begin LISTED ENTRIES

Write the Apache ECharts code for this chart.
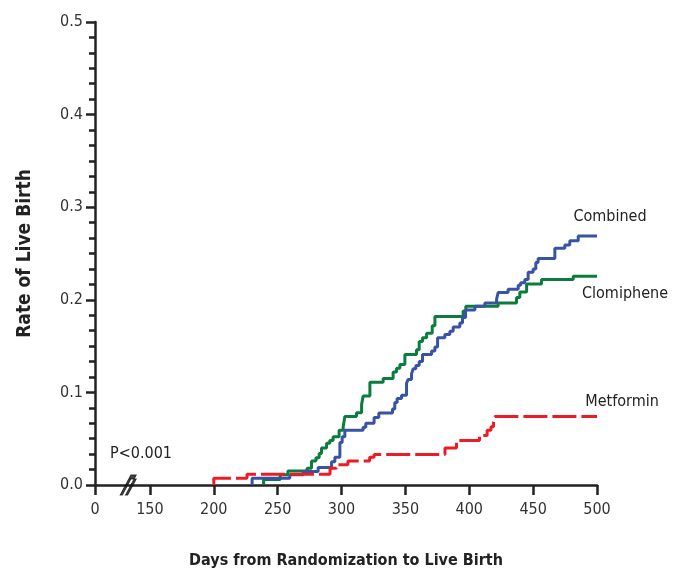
<!DOCTYPE html>
<html>
<head>
<meta charset="utf-8">
<script src="https://cdn.jsdelivr.net/npm/echarts@6/dist/echarts.min.js"></script>
<style>
html,body{margin:0;padding:0;background:#fff;}
#chart{width:681px;height:574px;}
</style>
</head>
<body>
<div id="chart"></div>
<script>
// ---- Data ----
var xTickValues = [0, 150, 200, 250, 300, 350, 400, 450, 500];
var xTickLabels = ['0', '150', '200', '250', '300', '350', '400', '450', '500'];
var yTickLabels = ['0.0', '0.1', '0.2', '0.3', '0.4', '0.5'];

var combinedDays = [230, 230, 259.5, 270, 281.7, 292.2, 294.8, 298.7, 300.5, 302.6, 316.9, 319, 325.5, 329.2, 339.9, 341.7, 343.5, 347, 350.9, 352.2, 354.8, 356.1, 358.2, 360.8, 363.4, 370.5, 373.1, 375.2, 380.9, 384.8, 387.4, 392.6, 394.7, 397.1, 404.4, 412.2, 421.4, 422.6, 430.4, 438.3, 440.2, 443.5, 446.1, 450, 452.1, 453.9, 467, 474.8, 478.7, 485.3, 500];
var combinedRate = [0, 0.0074, 0.011, 0.0146, 0.019, 0.025, 0.030, 0.046, 0.052, 0.059, 0.0624, 0.0667, 0.073, 0.0777, 0.082, 0.089, 0.0933, 0.0968, 0.110, 0.114, 0.120, 0.1255, 0.129, 0.1333, 0.141, 0.1447, 0.149, 0.159, 0.1624, 0.166, 0.1705, 0.175, 0.181, 0.189, 0.193, 0.1965, 0.2007, 0.2078, 0.2113, 0.2156, 0.2184, 0.222, 0.2298, 0.2333, 0.2404, 0.2447, 0.2557, 0.2593, 0.2638, 0.2688, 0.2688];

var clomipheneDays = [239, 239, 252, 258, 273, 276.5, 280, 282.5, 284.3, 288.3, 290.8, 293.4, 298.1, 301.3, 302.6, 311.7, 315.7, 316.9, 322.2, 332.6, 340.4, 343.1, 345.7, 349.6, 358.7, 360.8, 363.4, 366.6, 371, 373.1, 395.2, 397.3, 422.6, 437, 439.6, 444.9, 456.6, 481.4, 500];
var clomipheneRate = [0, 0.006, 0.011, 0.015, 0.018, 0.026, 0.0295, 0.034, 0.040, 0.045, 0.048, 0.052, 0.059, 0.063, 0.074, 0.078, 0.087, 0.096, 0.111, 0.115, 0.122, 0.126, 0.130, 0.141, 0.146, 0.155, 0.159, 0.164, 0.172, 0.182, 0.188, 0.193, 0.1965, 0.2025, 0.2085, 0.217, 0.222, 0.2255, 0.2255];

var metforminDays = [200, 200, 226, 291, 296, 305, 322, 325.5, 381, 390, 408, 414, 417, 419, 420, 500];
var metforminRate = [0, 0.0074, 0.0117, 0.018, 0.022, 0.026, 0.030, 0.033, 0.040, 0.048, 0.0535, 0.059, 0.063, 0.068, 0.074, 0.074];

var pValueText = 'P<0.001';

// ---- Layout constants ----
var axisStart = 107;   // axis position where "0" is drawn (broken axis)
var breakAt = 133;     // position of break mark

function pairs(xs, ys) { return xs.map(function (x, i) { return [x, ys[i]]; }); }
function mapTick(v) { return v === 0 ? axisStart : v; }

var font = '"Liberation Sans Narrow", "DejaVu Sans Condensed", "Noto Sans", sans-serif';
var lastIdx = function (a) { return a[a.length - 1]; };

var chart = echarts.init(document.getElementById('chart'), null, {renderer: 'canvas'});

function endLabel(name, x, y, off) {
  return {
    symbol: 'circle', symbolSize: 0,
    itemStyle: {color: 'rgba(0,0,0,0)'},
    label: {show: true, position: 'inside', formatter: name, color: '#222', fontFamily: font, fontSize: 16, offset: off},
    data: [{coord: [x, y]}]
  };
}

var option = {
  animation: false,
  backgroundColor: '#fff',
  grid: {left: 95, right: 84, top: 22, bottom: 82},
  xAxis: {
    type: 'value', min: axisStart, max: 500,
    name: 'Days from Randomization to Live Birth',
    nameLocation: 'middle', nameGap: 68,
    nameTextStyle: {fontFamily: font, fontSize: 16, fontWeight: 'bold', color: '#222'},
    axisLine: {show: true, onZero: false, lineStyle: {color: '#222', width: 2.5}},
    axisTick: {show: true, length: 10, lineStyle: {color: '#222', width: 2.5}, customValues: xTickValues.map(mapTick)},
    axisLabel: {
      show: true, margin: 17, fontFamily: font, fontSize: 16, color: '#333',
      customValues: xTickValues.map(mapTick),
      formatter: function (v) {
        for (var i = 0; i < xTickValues.length; i++) { if (mapTick(xTickValues[i]) === v) return xTickLabels[i]; }
        return '';
      }
    },
    splitLine: {show: false}
  },
  yAxis: {
    type: 'value', min: 0, max: 0.5, interval: 0.1,
    name: 'Rate of Live Birth',
    nameLocation: 'middle', nameGap: 60, nameRotate: 90,
    nameTextStyle: {fontFamily: font, fontSize: 19, fontWeight: 'bold', color: '#222'},
    axisLine: {show: true, lineStyle: {color: '#222', width: 2.5}},
    axisTick: {show: true, length: 9, lineStyle: {color: '#222', width: 2.5}},
    minorTick: {show: true, splitNumber: 6, length: 6, lineStyle: {color: '#222', width: 2.5}},
    axisLabel: {
      margin: 12, fontFamily: font, fontSize: 16, color: '#333',
      formatter: function (v) { return yTickLabels[Math.round(v * 10)]; }
    },
    splitLine: {show: false}
  },
  series: [
    {
      name: 'Clomiphene', type: 'line', step: 'end', showSymbol: false, symbol: 'none',
      data: pairs(clomipheneDays, clomipheneRate),
      lineStyle: {color: '#0b7c3d', width: 3},
      markPoint: endLabel('Clomiphene', 500, lastIdx(clomipheneRate), [28, 18])
    },
    {
      name: 'Combined', type: 'line', step: 'end', showSymbol: false, symbol: 'none',
      data: pairs(combinedDays, combinedRate),
      lineStyle: {color: '#3853a4', width: 3},
      markPoint: endLabel('Combined', 500, lastIdx(combinedRate), [13, -19])
    },
    {
      name: 'Metformin', type: 'line', step: 'end', showSymbol: false, symbol: 'none',
      data: pairs(metforminDays, metforminRate),
      lineStyle: {color: '#ec1c24', width: 3, type: [24, 5]},
      markPoint: endLabel('Metformin', 500, lastIdx(metforminRate), [25, -15])
    },
    {
      name: 'break', type: 'scatter', silent: true, clip: false, z: 10,
      data: [[breakAt, 0]],
      symbol: 'path://M0,20 L8,4 L10,4 L2,20 Z M5,20 L13,4 L15,4 L7,20 Z M8,4 L10,0 L15,0 L13,4 Z',
      symbolSize: [16, 20],
      itemStyle: {color: '#111', borderColor: '#111', borderWidth: 1}
    }
  ],
  graphic: [
    {type: 'text', left: 110, top: 446, style: {text: pValueText, fontFamily: font, fontSize: 16, fill: '#222'}}
  ]
};
chart.setOption(option);
</script>
</body>
</html>
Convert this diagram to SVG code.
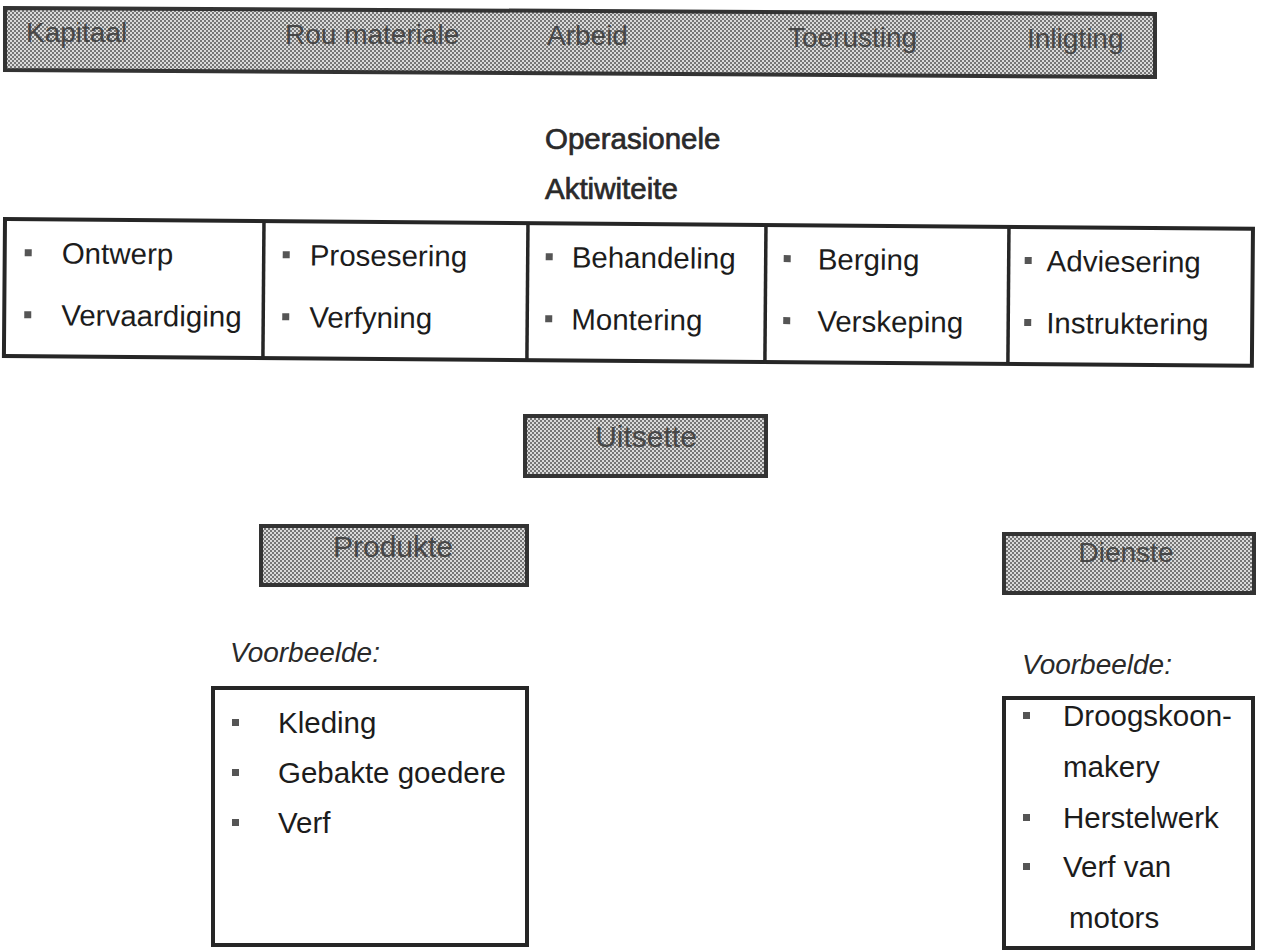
<svg xmlns="http://www.w3.org/2000/svg" width="1261" height="951" viewBox="0 0 1261 951">
<defs>
<pattern id="ht" width="4" height="4" patternUnits="userSpaceOnUse">
<rect width="4" height="4" fill="#dadada"/>
<rect width="2" height="2" fill="#767676"/>
<rect x="2" y="2" width="2" height="2" fill="#767676"/>
</pattern>
<rect id="bul" width="7" height="7"/>
</defs>
<style>
.shade{fill:url(#ht);stroke:#333;stroke-width:4}
.lbl{font-family:"Liberation Sans",Arial,sans-serif;font-size:28px;fill:#474747}
.box{fill:#fff;stroke:#262626;stroke-width:4}
.grid{stroke:#262626;stroke-width:3.5;fill:none}
.it{font-family:"Liberation Sans",Arial,sans-serif;font-size:29.5px;fill:#1c1c1c}
.b{fill:#555}
.hd{font-family:"Liberation Sans",Arial,sans-serif;font-size:29.5px;fill:#2a2a2a;stroke:#2a2a2a;stroke-width:0.7}
.vb{font-family:"Liberation Sans",Arial,sans-serif;font-size:28px;font-style:italic;fill:#2a2a2a}
</style>
<rect width="1261" height="951" fill="#fff"/>

<g id="insette">
<polygon class="shade" points="5,8 1155,14 1155,77 5,70"/>
<text class="lbl" x="26" y="42">Kapitaal</text>
<text class="lbl" x="285" y="44">Rou materiale</text>
<text class="lbl" x="547" y="45">Arbeid</text>
<text class="lbl" x="788" y="47">Toerusting</text>
<text class="lbl" x="1027" y="48">Inligting</text>
</g>

<g id="opskrif">
<text class="hd" x="545" y="149">Operasionele</text>
<text class="hd" x="545" y="199">Aktiwiteite</text>
</g>

<g id="aktiwiteite" transform="rotate(0.45 5 219)">
<rect class="box" x="5" y="219" width="1248" height="137"/>
<g id="kol1">
<use href="#bul" class="b" x="25" y="249"/><text class="it" x="62" y="263">Ontwerp</text>
<use href="#bul" class="b" x="25" y="311"/><text class="it" x="62" y="325">Vervaardiging</text>
</g>
<line class="grid" x1="264" y1="219" x2="264" y2="356"/>
<g id="kol2">
<use href="#bul" class="b" x="283" y="249"/><text class="it" x="310" y="263">Prosesering</text>
<use href="#bul" class="b" x="283" y="311"/><text class="it" x="310" y="325">Verfyning</text>
</g>
<line class="grid" x1="528" y1="219" x2="528" y2="356"/>
<g id="kol3">
<use href="#bul" class="b" x="546" y="249"/><text class="it" x="572" y="263">Behandeling</text>
<use href="#bul" class="b" x="546" y="311"/><text class="it" x="572" y="325">Montering</text>
</g>
<line class="grid" x1="766" y1="219" x2="766" y2="356"/>
<g id="kol4">
<use href="#bul" class="b" x="784" y="249"/><text class="it" x="818" y="263">Berging</text>
<use href="#bul" class="b" x="784" y="311"/><text class="it" x="818" y="325">Verskeping</text>
</g>
<line class="grid" x1="1009" y1="219" x2="1009" y2="356"/>
<g id="kol5">
<use href="#bul" class="b" x="1025" y="249"/><text class="it" x="1047" y="263">Adviesering</text>
<use href="#bul" class="b" x="1025" y="311"/><text class="it" x="1047" y="325">Instruktering</text>
</g>
</g>

<g id="uitsette">
<rect class="shade" x="525" y="416" width="241" height="60"/>
<text class="lbl" x="646" y="447" text-anchor="middle" style="font-size:30px">Uitsette</text>
</g>

<g id="produkte">
<rect class="shade" x="261" y="526" width="266" height="59"/>
<text class="lbl" x="393" y="557" text-anchor="middle" style="font-size:30px">Produkte</text>
</g>

<g id="dienste">
<rect class="shade" x="1004" y="534" width="250" height="59"/>
<text class="lbl" x="1126" y="562" text-anchor="middle">Dienste</text>
</g>

<g id="produkte-voorbeelde">
<text class="vb" x="230" y="662">Voorbeelde:</text>
<rect class="box" x="213" y="688" width="314" height="257"/>
<use href="#bul" class="b" x="232" y="719"/><text class="it" x="278" y="733">Kleding</text>
<use href="#bul" class="b" x="232" y="769"/><text class="it" x="278" y="783">Gebakte goedere</text>
<use href="#bul" class="b" x="232" y="819"/><text class="it" x="278" y="833">Verf</text>
</g>

<g id="dienste-voorbeelde">
<text class="vb" x="1022" y="674">Voorbeelde:</text>
<rect class="box" x="1004" y="698" width="249" height="250"/>
<use href="#bul" class="b" x="1023" y="712"/><text class="it" x="1063" y="726">Droogskoon-</text>
<text class="it" x="1063" y="777">makery</text>
<use href="#bul" class="b" x="1023" y="814"/><text class="it" x="1063" y="828">Herstelwerk</text>
<use href="#bul" class="b" x="1023" y="863"/><text class="it" x="1063" y="877">Verf van</text>
<text class="it" x="1069" y="928">motors</text>
</g>

<g id="connectors"></g>
</svg>
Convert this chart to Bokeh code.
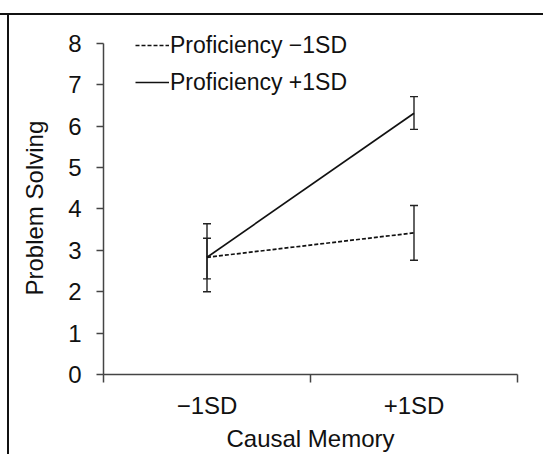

end LISTED ENTRIES

• TASK REQUIREMENTS: Return solely the number of lines in the data that include the word "Convert".

• RESPONSE: 2